## RECORDED INFORMATION
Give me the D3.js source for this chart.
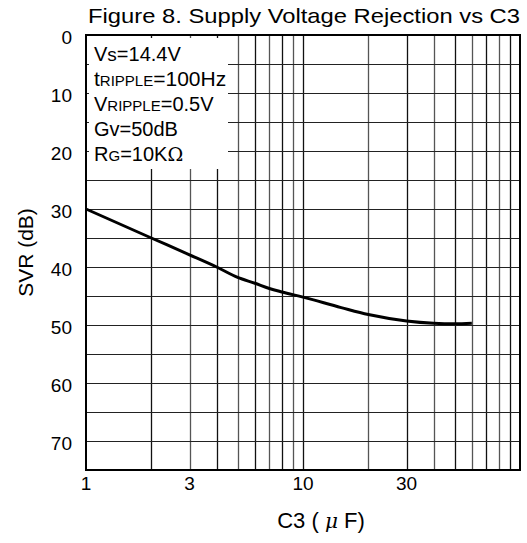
<!DOCTYPE html>
<html>
<head>
<meta charset="utf-8">
<script src="https://cdn.jsdelivr.net/npm/d3@7"></script>
<style>
  body { margin: 0; background: #fff; }
  svg { display: block; font-family: "Liberation Sans", Arial, sans-serif; }
</style>
</head>
<body>
<svg id="chart" width="527" height="543"></svg>
<script>
// C3 capacitance (uF) and supply voltage rejection (dB)
var capValues = [1, 2, 3, 4, 5, 6, 7, 8, 10, 15, 20, 30, 40, 50, 60];
var svrValues = [30.0, 35.0, 37.9, 40.0, 41.8, 42.8, 43.7, 44.3, 45.2, 47.0, 48.2, 49.3, 49.7, 49.8, 49.7];

var xTickLabels = [1, 3, 10, 30];
var yTickLabels = [0, 10, 20, 30, 40, 50, 60, 70];
var xGridValues = [2, 3, 4, 5, 6, 7, 8, 9, 10, 20, 30, 40, 50, 60, 70, 80, 90];
var yGridValues = [5, 10, 15, 20, 25, 30, 35, 40, 45, 50, 55, 60, 65, 70];

var plotLeft = 86, plotRight = 520, plotTop = 35, plotBottom = 470;

var svg = d3.select("#chart");

var x = d3.scaleLog().domain([1, 100]).range([plotLeft, plotRight]);
var y = d3.scaleLinear().domain([0, 75]).range([plotTop, plotBottom]);

// grid
svg.append("g")
    .selectAll("line")
    .data(xGridValues)
    .enter()
    .append("line")
    .attr("x1", function(d) { return Math.round(x(d)) + 0.5; })
    .attr("x2", function(d) { return Math.round(x(d)) + 0.5; })
    .attr("y1", plotTop)
    .attr("y2", plotBottom)
    .attr("stroke", function(d, i) { return i % 2 ? "#555" : "#111"; })
    .attr("stroke-width", 1.3);

svg.append("g")
    .selectAll("line")
    .data(yGridValues)
    .enter()
    .append("line")
    .attr("x1", plotLeft)
    .attr("x2", plotRight)
    .attr("y1", function(d) { return Math.round(y(d)) + 0.5; })
    .attr("y2", function(d) { return Math.round(y(d)) + 0.5; })
    .attr("stroke", "#222")
    .attr("stroke-width", 1.2);

// white box behind the conditions text
svg.append("rect")
    .attr("x", plotLeft + 3)
    .attr("y", plotTop + 3)
    .attr("width", 228 - plotLeft - 3)
    .attr("height", 169 - plotTop - 3)
    .attr("fill", "#fff");

// frame
svg.append("rect")
    .attr("x", plotLeft)
    .attr("y", plotTop)
    .attr("width", plotRight - plotLeft)
    .attr("height", plotBottom - plotTop)
    .attr("fill", "none")
    .attr("stroke", "#000")
    .attr("stroke-width", 2);

// curve
var line = d3.line()
    .x(function(d, i) { return x(capValues[i]); })
    .y(function(d) { return y(d); })
    .curve(d3.curveMonotoneX);

svg.append("path")
    .datum(svrValues)
    .attr("d", line)
    .attr("fill", "none")
    .attr("stroke", "#000")
    .attr("stroke-width", 3);

// tick labels
svg.append("g")
    .selectAll("text")
    .data(yTickLabels)
    .enter()
    .append("text")
    .attr("x", 72)
    .attr("y", function(d) { return y(d) + 2; })
    .attr("dy", "0.35em")
    .attr("text-anchor", "end")
    .attr("font-size", 19)
    .text(function(d) { return d; });

svg.append("g")
    .selectAll("text")
    .data(xTickLabels)
    .enter()
    .append("text")
    .attr("x", function(d) { return x(d); })
    .attr("y", 490)
    .attr("text-anchor", "middle")
    .attr("font-size", 19)
    .text(function(d) { return d; });

// axis titles
svg.append("text")
    .attr("transform", "translate(33," + (plotTop + plotBottom) / 2 + ") rotate(-90)")
    .attr("text-anchor", "middle")
    .attr("font-size", 21)
    .text("SVR (dB)");

var xt = svg.append("text")
    .attr("x", 321)
    .attr("y", 528)
    .attr("text-anchor", "middle")
    .attr("font-size", 22);
xt.append("tspan").text("C3 ( ");
xt.append("tspan").attr("font-family", "DejaVu Serif, serif").attr("font-style", "italic").attr("font-size", 20).text("\u03bc");
xt.append("tspan").text("  F)");

svg.append("text")
    .attr("x", 88)
    .attr("y", 23)
    .attr("font-size", 21)
    .attr("textLength", 432)
    .attr("lengthAdjust", "spacingAndGlyphs")
    .text("Figure 8. Supply Voltage Rejection vs C3");

// test conditions
var conds = [
    [["V", 20], ["s", 19], ["=14.4V", 20]],
    [["t", 21], ["RIPPLE", 15], ["=100Hz", 21]],
    [["V", 20], ["RIPPLE", 15], ["=0.5V", 20]],
    [["Gv=50dB", 20]],
    [["R", 20], ["G", 15], ["=10K", 20], ["\u03a9", 19, "serif"]]
];

var cg = svg.append("g");
conds.forEach(function(parts, i) {
    var t = cg.append("text")
        .attr("x", 94)
        .attr("y", 61 + i * 25);
    parts.forEach(function(p) {
        var s = t.append("tspan").attr("font-size", p[1]).text(p[0]);
        if (p[2]) s.attr("font-family", "DejaVu Serif, serif");
    });
});
</script>
</body>
</html>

## YOUR TASK
Copy out all of the data word for word. Do not carry over any picture.

## REPLY
Give me the D3.js source for this chart.
<!DOCTYPE html>
<html>
<head>
<meta charset="utf-8">
<script src="https://cdn.jsdelivr.net/npm/d3@7"></script>
<style>
  body { margin: 0; background: #fff; }
  svg { display: block; font-family: "Liberation Sans", Arial, sans-serif; }
</style>
</head>
<body>
<svg id="chart" width="527" height="543"></svg>
<script>
// C3 capacitance (uF) and supply voltage rejection (dB)
var capValues = [1, 2, 3, 4, 5, 6, 7, 8, 10, 15, 20, 30, 40, 50, 60];
var svrValues = [30.0, 35.0, 37.9, 40.0, 41.8, 42.8, 43.7, 44.3, 45.2, 47.0, 48.2, 49.3, 49.7, 49.8, 49.7];

var xTickLabels = [1, 3, 10, 30];
var yTickLabels = [0, 10, 20, 30, 40, 50, 60, 70];
var xGridValues = [2, 3, 4, 5, 6, 7, 8, 9, 10, 20, 30, 40, 50, 60, 70, 80, 90];
var yGridValues = [5, 10, 15, 20, 25, 30, 35, 40, 45, 50, 55, 60, 65, 70];

var plotLeft = 86, plotRight = 520, plotTop = 35, plotBottom = 470;

var svg = d3.select("#chart");

var x = d3.scaleLog().domain([1, 100]).range([plotLeft, plotRight]);
var y = d3.scaleLinear().domain([0, 75]).range([plotTop, plotBottom]);

// grid
svg.append("g")
    .selectAll("line")
    .data(xGridValues)
    .enter()
    .append("line")
    .attr("x1", function(d) { return Math.round(x(d)) + 0.5; })
    .attr("x2", function(d) { return Math.round(x(d)) + 0.5; })
    .attr("y1", plotTop)
    .attr("y2", plotBottom)
    .attr("stroke", function(d, i) { return i % 2 ? "#555" : "#111"; })
    .attr("stroke-width", 1.3);

svg.append("g")
    .selectAll("line")
    .data(yGridValues)
    .enter()
    .append("line")
    .attr("x1", plotLeft)
    .attr("x2", plotRight)
    .attr("y1", function(d) { return Math.round(y(d)) + 0.5; })
    .attr("y2", function(d) { return Math.round(y(d)) + 0.5; })
    .attr("stroke", "#222")
    .attr("stroke-width", 1.2);

// white box behind the conditions text
svg.append("rect")
    .attr("x", plotLeft + 3)
    .attr("y", plotTop + 3)
    .attr("width", 228 - plotLeft - 3)
    .attr("height", 169 - plotTop - 3)
    .attr("fill", "#fff");

// frame
svg.append("rect")
    .attr("x", plotLeft)
    .attr("y", plotTop)
    .attr("width", plotRight - plotLeft)
    .attr("height", plotBottom - plotTop)
    .attr("fill", "none")
    .attr("stroke", "#000")
    .attr("stroke-width", 2);

// curve
var line = d3.line()
    .x(function(d, i) { return x(capValues[i]); })
    .y(function(d) { return y(d); })
    .curve(d3.curveMonotoneX);

svg.append("path")
    .datum(svrValues)
    .attr("d", line)
    .attr("fill", "none")
    .attr("stroke", "#000")
    .attr("stroke-width", 3);

// tick labels
svg.append("g")
    .selectAll("text")
    .data(yTickLabels)
    .enter()
    .append("text")
    .attr("x", 72)
    .attr("y", function(d) { return y(d) + 2; })
    .attr("dy", "0.35em")
    .attr("text-anchor", "end")
    .attr("font-size", 19)
    .text(function(d) { return d; });

svg.append("g")
    .selectAll("text")
    .data(xTickLabels)
    .enter()
    .append("text")
    .attr("x", function(d) { return x(d); })
    .attr("y", 490)
    .attr("text-anchor", "middle")
    .attr("font-size", 19)
    .text(function(d) { return d; });

// axis titles
svg.append("text")
    .attr("transform", "translate(33," + (plotTop + plotBottom) / 2 + ") rotate(-90)")
    .attr("text-anchor", "middle")
    .attr("font-size", 21)
    .text("SVR (dB)");

var xt = svg.append("text")
    .attr("x", 321)
    .attr("y", 528)
    .attr("text-anchor", "middle")
    .attr("font-size", 22);
xt.append("tspan").text("C3 ( ");
xt.append("tspan").attr("font-family", "DejaVu Serif, serif").attr("font-style", "italic").attr("font-size", 20).text("\u03bc");
xt.append("tspan").text("  F)");

svg.append("text")
    .attr("x", 88)
    .attr("y", 23)
    .attr("font-size", 21)
    .attr("textLength", 432)
    .attr("lengthAdjust", "spacingAndGlyphs")
    .text("Figure 8. Supply Voltage Rejection vs C3");

// test conditions
var conds = [
    [["V", 20], ["s", 19], ["=14.4V", 20]],
    [["t", 21], ["RIPPLE", 15], ["=100Hz", 21]],
    [["V", 20], ["RIPPLE", 15], ["=0.5V", 20]],
    [["Gv=50dB", 20]],
    [["R", 20], ["G", 15], ["=10K", 20], ["\u03a9", 19, "serif"]]
];

var cg = svg.append("g");
conds.forEach(function(parts, i) {
    var t = cg.append("text")
        .attr("x", 94)
        .attr("y", 61 + i * 25);
    parts.forEach(function(p) {
        var s = t.append("tspan").attr("font-size", p[1]).text(p[0]);
        if (p[2]) s.attr("font-family", "DejaVu Serif, serif");
    });
});
</script>
</body>
</html>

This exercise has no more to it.